### To do
Below are the records; collect from them each line containing the string "this".

### Code that draws figures
******

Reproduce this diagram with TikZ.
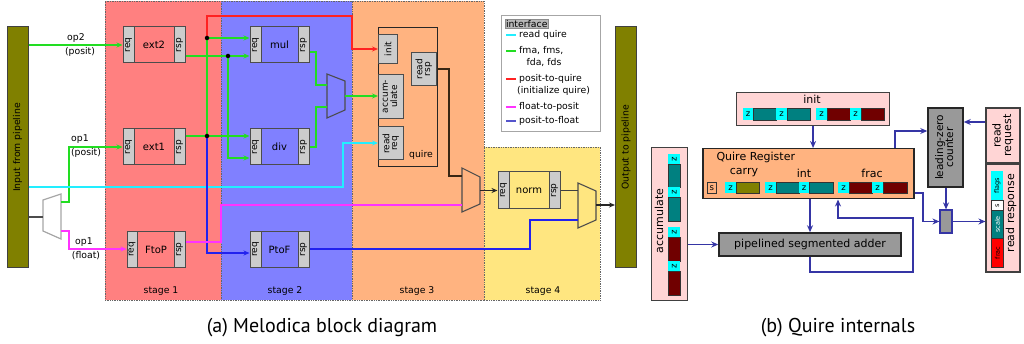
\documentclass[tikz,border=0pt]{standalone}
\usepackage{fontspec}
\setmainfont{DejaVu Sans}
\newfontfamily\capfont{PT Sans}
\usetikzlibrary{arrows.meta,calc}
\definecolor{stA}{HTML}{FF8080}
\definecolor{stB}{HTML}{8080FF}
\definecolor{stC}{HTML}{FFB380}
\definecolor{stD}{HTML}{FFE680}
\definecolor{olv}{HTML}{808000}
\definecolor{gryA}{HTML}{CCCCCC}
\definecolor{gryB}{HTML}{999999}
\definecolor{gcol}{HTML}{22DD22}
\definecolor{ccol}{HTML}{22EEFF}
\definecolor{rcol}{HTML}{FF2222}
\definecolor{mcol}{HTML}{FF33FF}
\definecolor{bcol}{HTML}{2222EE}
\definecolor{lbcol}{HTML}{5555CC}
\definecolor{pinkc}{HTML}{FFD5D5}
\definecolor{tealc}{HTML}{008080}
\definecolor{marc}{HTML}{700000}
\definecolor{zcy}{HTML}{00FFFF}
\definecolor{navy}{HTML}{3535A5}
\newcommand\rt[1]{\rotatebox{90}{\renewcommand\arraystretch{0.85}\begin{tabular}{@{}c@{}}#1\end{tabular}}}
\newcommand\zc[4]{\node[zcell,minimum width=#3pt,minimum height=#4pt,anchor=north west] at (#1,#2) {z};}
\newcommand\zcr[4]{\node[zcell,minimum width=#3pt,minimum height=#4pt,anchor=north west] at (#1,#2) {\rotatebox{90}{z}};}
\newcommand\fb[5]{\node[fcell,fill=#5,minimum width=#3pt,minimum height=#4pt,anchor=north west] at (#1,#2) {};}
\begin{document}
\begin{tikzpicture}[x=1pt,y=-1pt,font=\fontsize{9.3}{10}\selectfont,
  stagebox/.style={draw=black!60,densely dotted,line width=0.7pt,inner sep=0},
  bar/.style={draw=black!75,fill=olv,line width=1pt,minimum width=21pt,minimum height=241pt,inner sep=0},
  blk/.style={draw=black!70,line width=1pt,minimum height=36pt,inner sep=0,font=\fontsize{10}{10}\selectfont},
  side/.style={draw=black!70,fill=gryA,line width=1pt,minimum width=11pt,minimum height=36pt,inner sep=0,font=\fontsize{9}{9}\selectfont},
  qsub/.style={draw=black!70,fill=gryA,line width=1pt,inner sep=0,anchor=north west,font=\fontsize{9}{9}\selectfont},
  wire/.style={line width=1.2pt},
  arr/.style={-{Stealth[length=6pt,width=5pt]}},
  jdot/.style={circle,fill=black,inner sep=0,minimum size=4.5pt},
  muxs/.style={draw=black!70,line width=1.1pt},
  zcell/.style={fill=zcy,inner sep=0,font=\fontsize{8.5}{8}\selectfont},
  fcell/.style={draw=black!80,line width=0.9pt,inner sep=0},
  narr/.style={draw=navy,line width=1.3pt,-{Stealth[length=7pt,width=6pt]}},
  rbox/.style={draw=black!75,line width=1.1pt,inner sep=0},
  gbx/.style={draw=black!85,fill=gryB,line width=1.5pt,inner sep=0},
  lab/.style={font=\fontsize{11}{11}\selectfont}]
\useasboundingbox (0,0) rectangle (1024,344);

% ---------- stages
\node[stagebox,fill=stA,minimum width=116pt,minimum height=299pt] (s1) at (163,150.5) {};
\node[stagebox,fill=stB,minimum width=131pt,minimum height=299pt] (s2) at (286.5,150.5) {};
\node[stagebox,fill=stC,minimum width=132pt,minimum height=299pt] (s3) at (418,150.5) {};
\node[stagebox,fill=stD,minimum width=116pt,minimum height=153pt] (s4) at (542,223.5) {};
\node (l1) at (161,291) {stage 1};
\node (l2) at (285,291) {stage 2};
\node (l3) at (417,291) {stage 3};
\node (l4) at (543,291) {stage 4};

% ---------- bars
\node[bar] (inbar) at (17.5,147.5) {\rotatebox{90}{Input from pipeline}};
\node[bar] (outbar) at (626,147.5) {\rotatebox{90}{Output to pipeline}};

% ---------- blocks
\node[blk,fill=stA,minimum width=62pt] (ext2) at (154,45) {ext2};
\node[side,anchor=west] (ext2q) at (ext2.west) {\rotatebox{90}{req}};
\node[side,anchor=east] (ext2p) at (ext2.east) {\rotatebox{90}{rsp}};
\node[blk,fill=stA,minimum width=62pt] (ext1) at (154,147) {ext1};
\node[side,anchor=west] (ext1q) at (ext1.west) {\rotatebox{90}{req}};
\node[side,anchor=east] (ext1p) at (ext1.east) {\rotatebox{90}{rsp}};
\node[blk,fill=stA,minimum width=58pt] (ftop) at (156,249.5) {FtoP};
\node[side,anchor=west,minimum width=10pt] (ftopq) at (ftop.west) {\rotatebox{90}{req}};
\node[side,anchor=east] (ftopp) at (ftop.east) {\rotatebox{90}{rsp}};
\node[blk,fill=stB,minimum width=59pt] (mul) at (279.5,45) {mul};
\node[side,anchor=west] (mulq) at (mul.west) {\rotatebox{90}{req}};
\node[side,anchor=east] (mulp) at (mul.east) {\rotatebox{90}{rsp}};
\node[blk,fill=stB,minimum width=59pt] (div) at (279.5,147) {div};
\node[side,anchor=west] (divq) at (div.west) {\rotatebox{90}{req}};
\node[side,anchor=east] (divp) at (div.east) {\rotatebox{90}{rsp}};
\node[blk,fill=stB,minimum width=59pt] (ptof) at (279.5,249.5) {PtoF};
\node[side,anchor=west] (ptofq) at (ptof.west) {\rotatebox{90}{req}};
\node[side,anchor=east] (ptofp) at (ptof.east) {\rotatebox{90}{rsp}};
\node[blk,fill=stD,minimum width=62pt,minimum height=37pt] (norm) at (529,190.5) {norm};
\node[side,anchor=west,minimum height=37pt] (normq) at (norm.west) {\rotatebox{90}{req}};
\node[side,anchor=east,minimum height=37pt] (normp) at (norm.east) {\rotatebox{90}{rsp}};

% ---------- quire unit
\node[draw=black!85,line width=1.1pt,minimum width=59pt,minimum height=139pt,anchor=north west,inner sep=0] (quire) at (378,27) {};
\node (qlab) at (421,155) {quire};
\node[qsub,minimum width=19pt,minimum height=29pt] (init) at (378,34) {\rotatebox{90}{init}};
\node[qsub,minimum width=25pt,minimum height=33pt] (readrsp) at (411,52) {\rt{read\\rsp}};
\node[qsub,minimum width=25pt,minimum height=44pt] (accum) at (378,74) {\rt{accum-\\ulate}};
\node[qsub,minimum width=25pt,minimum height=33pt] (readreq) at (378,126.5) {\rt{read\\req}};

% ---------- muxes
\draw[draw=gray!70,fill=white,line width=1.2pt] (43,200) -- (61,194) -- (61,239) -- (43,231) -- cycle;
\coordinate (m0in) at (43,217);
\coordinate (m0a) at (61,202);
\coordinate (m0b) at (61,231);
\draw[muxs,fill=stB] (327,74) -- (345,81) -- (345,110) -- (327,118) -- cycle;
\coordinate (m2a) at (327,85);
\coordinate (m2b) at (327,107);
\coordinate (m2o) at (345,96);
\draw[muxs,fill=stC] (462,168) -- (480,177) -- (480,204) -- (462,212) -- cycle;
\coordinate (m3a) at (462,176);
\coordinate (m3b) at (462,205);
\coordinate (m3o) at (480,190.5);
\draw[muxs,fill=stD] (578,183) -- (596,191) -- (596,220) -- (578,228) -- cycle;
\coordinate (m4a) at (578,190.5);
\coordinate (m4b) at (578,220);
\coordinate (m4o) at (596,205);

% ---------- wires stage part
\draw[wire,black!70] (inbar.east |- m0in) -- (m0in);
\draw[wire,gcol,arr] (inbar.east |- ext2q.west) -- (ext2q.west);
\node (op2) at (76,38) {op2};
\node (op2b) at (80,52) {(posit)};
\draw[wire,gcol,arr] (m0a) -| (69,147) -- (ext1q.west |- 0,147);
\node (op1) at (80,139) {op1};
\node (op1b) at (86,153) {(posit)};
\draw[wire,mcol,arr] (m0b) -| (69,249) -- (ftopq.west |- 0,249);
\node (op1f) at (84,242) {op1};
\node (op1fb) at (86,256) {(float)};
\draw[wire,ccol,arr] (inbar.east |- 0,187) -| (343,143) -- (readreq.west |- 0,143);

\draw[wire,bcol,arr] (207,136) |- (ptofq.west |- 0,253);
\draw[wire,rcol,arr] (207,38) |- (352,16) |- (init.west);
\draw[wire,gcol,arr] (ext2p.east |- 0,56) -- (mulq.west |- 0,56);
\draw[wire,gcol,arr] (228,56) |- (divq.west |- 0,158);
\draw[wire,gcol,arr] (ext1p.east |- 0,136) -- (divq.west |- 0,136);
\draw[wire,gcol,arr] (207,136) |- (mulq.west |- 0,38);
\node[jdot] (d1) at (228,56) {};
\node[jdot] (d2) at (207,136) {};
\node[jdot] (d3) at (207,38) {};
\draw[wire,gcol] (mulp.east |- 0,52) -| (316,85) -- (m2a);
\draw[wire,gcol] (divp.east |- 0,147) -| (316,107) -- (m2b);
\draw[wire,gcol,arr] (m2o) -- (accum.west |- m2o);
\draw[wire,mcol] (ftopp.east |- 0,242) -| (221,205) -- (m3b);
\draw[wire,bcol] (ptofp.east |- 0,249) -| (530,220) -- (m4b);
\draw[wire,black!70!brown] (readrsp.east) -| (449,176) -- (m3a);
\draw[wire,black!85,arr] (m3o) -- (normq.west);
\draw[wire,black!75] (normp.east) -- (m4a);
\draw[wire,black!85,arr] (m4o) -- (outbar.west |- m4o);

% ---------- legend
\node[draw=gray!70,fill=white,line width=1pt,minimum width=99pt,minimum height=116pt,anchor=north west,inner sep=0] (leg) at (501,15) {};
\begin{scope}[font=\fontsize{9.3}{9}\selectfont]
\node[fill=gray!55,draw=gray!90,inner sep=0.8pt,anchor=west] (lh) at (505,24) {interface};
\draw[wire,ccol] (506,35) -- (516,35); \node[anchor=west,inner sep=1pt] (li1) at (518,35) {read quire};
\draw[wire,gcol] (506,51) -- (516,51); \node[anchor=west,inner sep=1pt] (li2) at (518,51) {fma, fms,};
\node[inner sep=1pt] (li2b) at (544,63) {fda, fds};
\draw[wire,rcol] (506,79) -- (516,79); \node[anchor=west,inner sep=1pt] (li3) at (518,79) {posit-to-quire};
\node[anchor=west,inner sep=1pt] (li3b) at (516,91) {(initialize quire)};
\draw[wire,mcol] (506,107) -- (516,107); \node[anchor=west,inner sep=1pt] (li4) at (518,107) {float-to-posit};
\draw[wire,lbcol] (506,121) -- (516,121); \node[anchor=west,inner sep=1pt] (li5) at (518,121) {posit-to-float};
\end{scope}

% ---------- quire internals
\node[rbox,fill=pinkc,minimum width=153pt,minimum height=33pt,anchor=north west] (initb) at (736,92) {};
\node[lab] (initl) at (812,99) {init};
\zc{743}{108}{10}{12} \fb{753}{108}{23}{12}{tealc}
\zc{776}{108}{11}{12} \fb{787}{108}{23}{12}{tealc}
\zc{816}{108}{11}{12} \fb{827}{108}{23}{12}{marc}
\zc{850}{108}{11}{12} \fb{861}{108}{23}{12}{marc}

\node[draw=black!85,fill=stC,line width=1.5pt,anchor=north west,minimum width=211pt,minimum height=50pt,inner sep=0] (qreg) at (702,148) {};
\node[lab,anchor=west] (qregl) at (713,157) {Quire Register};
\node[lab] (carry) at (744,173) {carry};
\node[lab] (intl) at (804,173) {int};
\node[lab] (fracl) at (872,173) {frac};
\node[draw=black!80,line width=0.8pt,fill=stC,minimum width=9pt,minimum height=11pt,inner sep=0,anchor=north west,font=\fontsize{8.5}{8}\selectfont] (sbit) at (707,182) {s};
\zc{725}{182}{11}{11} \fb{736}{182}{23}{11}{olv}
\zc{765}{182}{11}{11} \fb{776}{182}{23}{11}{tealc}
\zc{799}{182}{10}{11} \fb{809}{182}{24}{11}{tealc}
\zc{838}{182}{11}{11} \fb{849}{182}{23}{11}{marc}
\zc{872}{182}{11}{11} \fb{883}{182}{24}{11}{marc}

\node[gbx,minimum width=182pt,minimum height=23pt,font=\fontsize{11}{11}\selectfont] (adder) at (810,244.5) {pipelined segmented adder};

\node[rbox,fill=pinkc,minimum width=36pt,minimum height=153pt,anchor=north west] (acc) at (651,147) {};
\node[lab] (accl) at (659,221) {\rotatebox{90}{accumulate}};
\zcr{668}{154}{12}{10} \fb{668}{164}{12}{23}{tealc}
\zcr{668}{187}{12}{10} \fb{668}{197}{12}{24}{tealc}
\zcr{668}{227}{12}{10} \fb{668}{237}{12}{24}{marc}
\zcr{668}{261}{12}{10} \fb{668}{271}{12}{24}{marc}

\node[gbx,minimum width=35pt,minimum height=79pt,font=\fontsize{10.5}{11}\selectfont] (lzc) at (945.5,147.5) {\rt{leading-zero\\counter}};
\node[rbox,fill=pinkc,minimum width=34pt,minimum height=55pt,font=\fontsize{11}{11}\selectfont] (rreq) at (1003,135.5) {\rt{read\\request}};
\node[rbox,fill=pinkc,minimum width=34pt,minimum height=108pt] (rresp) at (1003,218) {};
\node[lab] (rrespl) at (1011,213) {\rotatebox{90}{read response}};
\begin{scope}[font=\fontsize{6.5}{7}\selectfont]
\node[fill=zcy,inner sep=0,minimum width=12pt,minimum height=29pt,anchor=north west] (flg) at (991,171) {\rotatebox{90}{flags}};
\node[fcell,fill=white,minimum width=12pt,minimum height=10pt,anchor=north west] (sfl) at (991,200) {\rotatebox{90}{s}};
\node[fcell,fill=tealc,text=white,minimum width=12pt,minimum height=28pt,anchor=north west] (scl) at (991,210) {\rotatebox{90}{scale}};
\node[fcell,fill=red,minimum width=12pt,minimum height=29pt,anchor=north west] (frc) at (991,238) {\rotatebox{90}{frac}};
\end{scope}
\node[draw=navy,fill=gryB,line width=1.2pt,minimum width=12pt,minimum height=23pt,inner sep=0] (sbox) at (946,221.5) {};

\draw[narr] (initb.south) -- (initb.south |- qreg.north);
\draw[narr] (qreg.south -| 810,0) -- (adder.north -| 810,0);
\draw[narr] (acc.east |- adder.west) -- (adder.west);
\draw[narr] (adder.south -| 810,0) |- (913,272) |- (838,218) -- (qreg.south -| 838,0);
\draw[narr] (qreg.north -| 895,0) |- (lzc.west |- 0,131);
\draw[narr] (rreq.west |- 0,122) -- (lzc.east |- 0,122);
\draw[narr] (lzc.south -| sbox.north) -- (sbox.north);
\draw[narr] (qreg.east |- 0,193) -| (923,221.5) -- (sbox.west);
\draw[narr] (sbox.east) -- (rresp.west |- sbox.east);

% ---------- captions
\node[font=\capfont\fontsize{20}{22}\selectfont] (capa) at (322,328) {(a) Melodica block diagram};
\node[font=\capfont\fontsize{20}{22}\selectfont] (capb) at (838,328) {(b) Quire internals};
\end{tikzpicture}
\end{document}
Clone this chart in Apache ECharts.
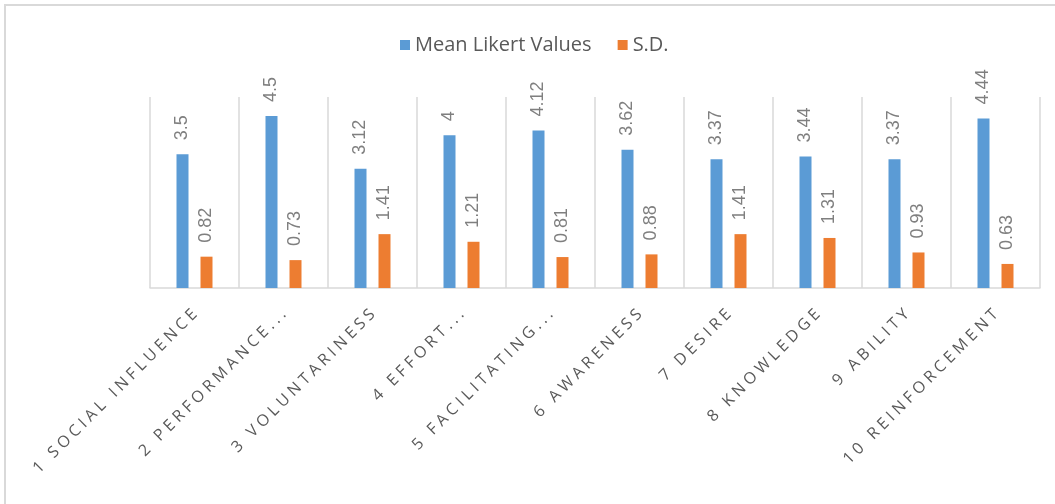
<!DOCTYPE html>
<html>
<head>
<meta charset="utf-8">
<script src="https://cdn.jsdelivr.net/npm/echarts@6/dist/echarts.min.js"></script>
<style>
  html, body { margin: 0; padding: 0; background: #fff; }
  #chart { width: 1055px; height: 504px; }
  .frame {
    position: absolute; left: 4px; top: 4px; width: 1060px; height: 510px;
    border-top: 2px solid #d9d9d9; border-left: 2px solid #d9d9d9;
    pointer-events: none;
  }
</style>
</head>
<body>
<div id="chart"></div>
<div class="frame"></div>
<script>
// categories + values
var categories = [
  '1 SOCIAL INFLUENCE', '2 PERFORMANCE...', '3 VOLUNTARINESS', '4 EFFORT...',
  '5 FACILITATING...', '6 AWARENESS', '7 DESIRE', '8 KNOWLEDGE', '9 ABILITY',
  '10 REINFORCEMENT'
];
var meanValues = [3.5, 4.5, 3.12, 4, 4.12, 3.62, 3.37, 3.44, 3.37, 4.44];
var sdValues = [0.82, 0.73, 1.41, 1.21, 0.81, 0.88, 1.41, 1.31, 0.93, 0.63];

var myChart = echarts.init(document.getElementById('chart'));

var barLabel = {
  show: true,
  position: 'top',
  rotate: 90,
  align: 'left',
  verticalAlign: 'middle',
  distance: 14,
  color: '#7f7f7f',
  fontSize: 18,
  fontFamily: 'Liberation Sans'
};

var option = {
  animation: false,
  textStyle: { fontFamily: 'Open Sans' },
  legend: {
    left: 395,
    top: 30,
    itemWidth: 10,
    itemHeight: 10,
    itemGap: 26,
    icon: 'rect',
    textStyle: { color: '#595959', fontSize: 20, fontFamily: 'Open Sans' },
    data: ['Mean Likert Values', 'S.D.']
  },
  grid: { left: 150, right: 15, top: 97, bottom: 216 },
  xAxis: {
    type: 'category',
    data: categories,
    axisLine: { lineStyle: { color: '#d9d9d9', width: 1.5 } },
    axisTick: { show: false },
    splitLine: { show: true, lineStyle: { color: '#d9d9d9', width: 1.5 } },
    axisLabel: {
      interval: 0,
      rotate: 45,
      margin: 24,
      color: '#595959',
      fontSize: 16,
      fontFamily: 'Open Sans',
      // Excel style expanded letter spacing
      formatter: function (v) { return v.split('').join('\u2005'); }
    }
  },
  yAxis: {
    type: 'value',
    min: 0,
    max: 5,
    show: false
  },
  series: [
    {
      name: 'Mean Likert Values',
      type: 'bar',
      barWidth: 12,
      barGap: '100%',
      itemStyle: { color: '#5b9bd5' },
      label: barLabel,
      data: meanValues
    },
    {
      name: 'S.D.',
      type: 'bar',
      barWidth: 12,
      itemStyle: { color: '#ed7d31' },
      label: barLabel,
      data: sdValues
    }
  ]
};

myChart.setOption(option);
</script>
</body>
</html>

******

### Output
Reproduce this diagram with TikZ.
Clone this chart in Apache ECharts.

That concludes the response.